* AIM *
In the data below, find every line that has the string "matplotlib", and copy it.
•••
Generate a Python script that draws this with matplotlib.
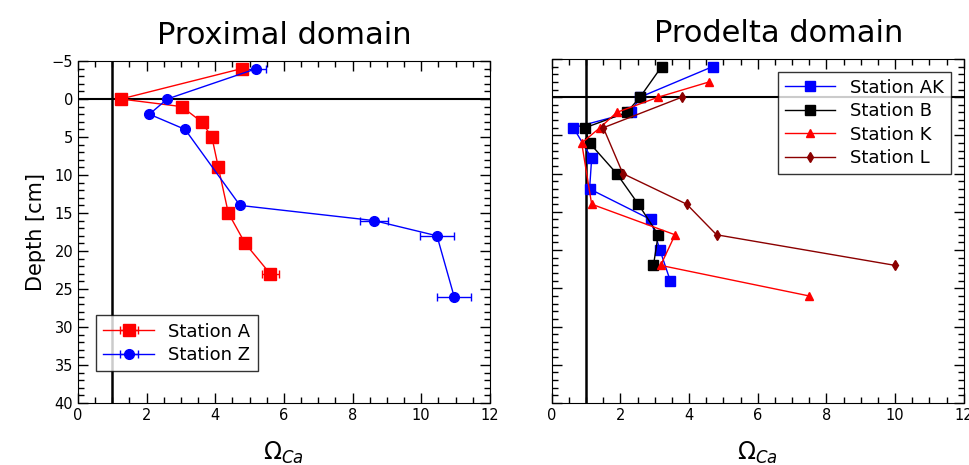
import numpy as np
import matplotlib.pyplot as plt
from matplotlib.ticker import MultipleLocator

# ---- data (omega_Ca vs depth in cm) ----
# proximal domain
depth_A = [-4, 0, 1, 3, 5, 9, 15, 19, 23]
omega_A = [4.77, 1.25, 3.02, 3.6, 3.9, 4.09, 4.38, 4.87, 5.6]
err_A = [0, 0, 0, 0, 0, 0, 0, 0, 0.25]

depth_Z = [-4, 0, 2, 4, 14, 16, 18, 26]
omega_Z = [5.2, 2.6, 2.08, 3.12, 4.72, 8.63, 10.46, 10.96]
err_Z = [0.27, 0, 0, 0, 0, 0.4, 0.5, 0.5]

# prodelta domain
depth_AK = [-4, 0, 2, 4, 8, 12, 16, 20, 24]
omega_AK = [4.69, 2.57, 2.3, 0.63, 1.16, 1.1, 2.88, 3.15, 3.45]

depth_B = [-4, 0, 2, 4, 6, 10, 14, 18, 22]
omega_B = [3.2, 2.57, 2.18, 0.97, 1.1, 1.89, 2.52, 3.1, 2.96]

depth_K = [-2, 0, 2, 4, 6, 14, 18, 22, 26]
omega_K = [4.59, 3.1, 1.89, 1.4, 0.87, 1.16, 3.59, 3.17, 7.5]

depth_L = [0, 4, 10, 14, 18, 22]
omega_L = [3.79, 1.5, 2.07, 3.93, 4.8, 10.0]


fig = plt.figure(figsize=(9.69, 4.65), dpi=100)
ax1 = fig.add_axes([0.0805, 0.1333, 0.425, 0.7355])
ax2 = fig.add_axes([0.5695, 0.1333, 0.425, 0.740])


def style(ax):
    ax.set_xlim(0, 12)
    ax.set_ylim(40, -5)
    ax.axvline(1, color="k", lw=1.8, zorder=1)
    ax.axhline(0, color="k", lw=1.5, zorder=1)
    ax.xaxis.set_major_locator(MultipleLocator(2))
    ax.xaxis.set_minor_locator(MultipleLocator(0.5))
    ax.yaxis.set_major_locator(MultipleLocator(5))
    ax.yaxis.set_minor_locator(MultipleLocator(1))
    ax.tick_params(which="both", direction="in", top=True, right=True, labelsize=10.5)
    ax.tick_params(which="major", length=7, width=1)
    ax.tick_params(which="minor", length=4, width=1)
    ax.set_xlabel(r"$\Omega_{Ca}$", fontsize=17, labelpad=12)


# left panel
ax1.errorbar(omega_A, depth_A, xerr=err_A, color="r", marker="s", ms=8, lw=1,
             capsize=3, label="Station A", zorder=3)
ax1.errorbar(omega_Z, depth_Z, xerr=err_Z, color="b", marker="o", ms=7, lw=1,
             capsize=3, label="Station Z", zorder=3)
style(ax1)
ax1.set_ylabel("Depth [cm]", fontsize=15)
ax1.set_title("Proximal domain", fontsize=22, pad=12)
ax1.legend(loc="lower left", fontsize=13, fancybox=False, edgecolor="k",
           borderaxespad=1.0, handlelength=2.8, labelspacing=0.3,
           bbox_to_anchor=(0.0, 0.04))

# right panel
ax2.plot(omega_AK, depth_AK, color="b", marker="s", ms=7, lw=1, label="Station AK", zorder=3)
ax2.plot(omega_B, depth_B, color="k", marker="s", ms=7, lw=1, label="Station B", zorder=3)
ax2.plot(omega_K, depth_K, color="r", marker="^", ms=6, lw=1, label="Station K", zorder=3)
ax2.plot(omega_L, depth_L, color="darkred", marker="d", ms=5, lw=1, label="Station L", zorder=3)
style(ax2)
ax2.set_yticklabels([])
ax2.set_title("Prodelta domain", fontsize=22, pad=12, x=0.55)
ax2.legend(loc="upper right", fontsize=13, fancybox=False, edgecolor="k",
           handlelength=2.8, labelspacing=0.3, borderaxespad=0.7)

fig.savefig("out.png", dpi=100)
•••
* RESULT OF THIS EXERCISE *
Generate a Python script that draws this with matplotlib.
import matplotlib.pyplot as plt
from matplotlib.ticker import MultipleLocator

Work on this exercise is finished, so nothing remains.